Altre voci importanti della narrativa libica sono quelle degli intellettuali imprigionati negli anni Settanta come Ǧum῾ah Buklīb (n. 1952), Manṣūr Būšnāf (n. 1954), il quale ha pubblicato al Cairo il romanzo Sarāb al-layl... al῾alakah (2008, Miraggio notturno... chewing gum) una critica ironica sulla dittatura di Gheddafi che è stata immediatamente vietata dal regime, ῾Umar al-Kiklī (n. 1953), autore di Siǧniyyāt (2012, Le mie prigioni) che raccoglie le memorie degli anni trascorsi in prigione. La generazione successiva vede tra i suoi maggiori esponenti Muḥammad al-Aṣfar (n. 1960), la cui scrittura allegorica è esemplare degli sforzi degli scrittori libici sotto la dittatura, e giovani autori come Razān Na῾īm al-Maġribī (n. 1973), autrice di Nisā᾽ al-rīḥ (2010; trad. it.
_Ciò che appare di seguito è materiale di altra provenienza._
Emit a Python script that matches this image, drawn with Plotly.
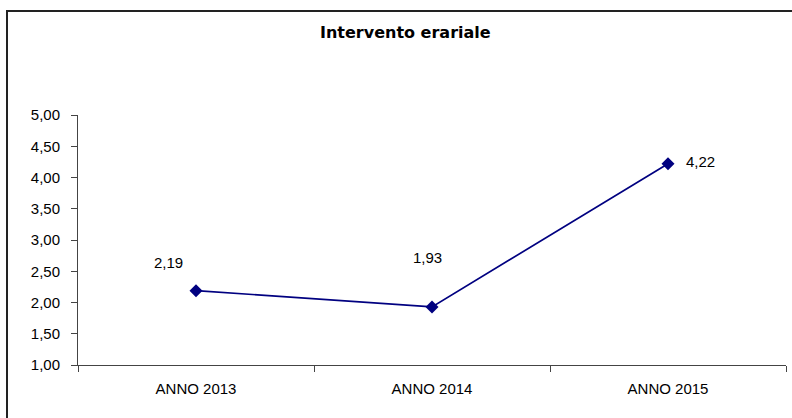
import plotly.graph_objects as go

categories = ["ANNO 2013", "ANNO 2014", "ANNO 2015"]
values = [2.19, 1.93, 4.22]
value_labels = ["2,19", "1,93", "4,22"]
title_text = "Intervento erariale"

FONT = "Liberation Sans, Arial"

fig = go.Figure()
fig.add_trace(go.Scatter(
    x=categories, y=values, mode="lines+markers",
    line=dict(color="#000080", width=1.7),
    marker=dict(symbol="diamond", size=10, color="#000080"),
    showlegend=False, hoverinfo="skip",
))

label_shifts = [(-28, 28), (-5, 49), (32, 2)]
for c, v, t, (dx, dy) in zip(categories, values, value_labels, label_shifts):
    fig.add_annotation(x=c, y=v, text=t, showarrow=False,
                       xshift=dx, yshift=dy,
                       font=dict(family=FONT, size=15, color="#000"))

fig.add_annotation(xref="paper", yref="paper", x=0.463, y=1.328, yanchor="middle",
                   text="<b>" + title_text + "</b>",
                   showarrow=False, font=dict(family="DejaVu Sans", size=16, color="#000"))

fig.update_layout(
    width=792, height=418,
    margin=dict(l=78, r=6, t=115, b=53),
    paper_bgcolor="white", plot_bgcolor="white",
    separators=",.",
    font=dict(family=FONT, size=15, color="#000"),
    xaxis=dict(
        type="category", range=[-0.5, 2.5], tickson="boundaries",
        ticks="outside", ticklen=6, tickcolor="#444", showline=True,
        linecolor="#444", linewidth=1, showgrid=False, zeroline=False,
        tickfont=dict(size=15), ticklabelstandoff=10, fixedrange=True,
    ),
    yaxis=dict(
        range=[1, 5], dtick=0.5, tick0=1, tickformat=".2f",
        ticks="outside", ticklen=6, tickcolor="#444", showline=True,
        linecolor="#444", linewidth=1, showgrid=False, zeroline=False,
        tickfont=dict(size=15), ticklabelstandoff=8, fixedrange=True,
    ),
)

# page styling: no body margin, and the chart's outer frame (left and top edges)
post = (
    "document.documentElement.style.overflow='hidden';"
    "document.body.style.margin='0';document.body.style.overflow='hidden';"
    "var f=document.createElement('div');"
    "f.style.cssText='position:absolute;left:6px;top:10px;width:900px;height:600px;"
    "border-left:2px solid #222;border-top:2px solid #222;pointer-events:none;box-sizing:border-box;';"
    "document.body.appendChild(f);"
)

fig.write_html("out.html", config={"displayModeBar": False}, post_script=post)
Le donne del vento arabo, 2011); Muḥammad al-Miṣrātī (n. 1990), il quale si è imposto come interprete principale della L. dopo il 2011 con la raccolta Maršābīdī (2014, Marciapiedi). Hisham Matar (n. 1970), anglofono, esule a Londra, è invece la voce più nota della narrativa libica in inglese con i romanzi In the country of men (2006; trad. it. Nessuno al mondo, 2008), Anatomy of a disappearance (2011; trad. it. Anatomia di una scomparsa, 2011).
Bibliografia: E. Diana, La letteratura della Libia. Dall’epoca coloniale ai nostri giorni, Roma 2008; Libyan stories, ed. A. Fagih, London-New York 2011; E. Diana, ‘Literary springs’ in Libyan literature. Contributions of writers to the country’s emancipation, «Middle East Critique», 2014, 23, 4, pp. 439-51.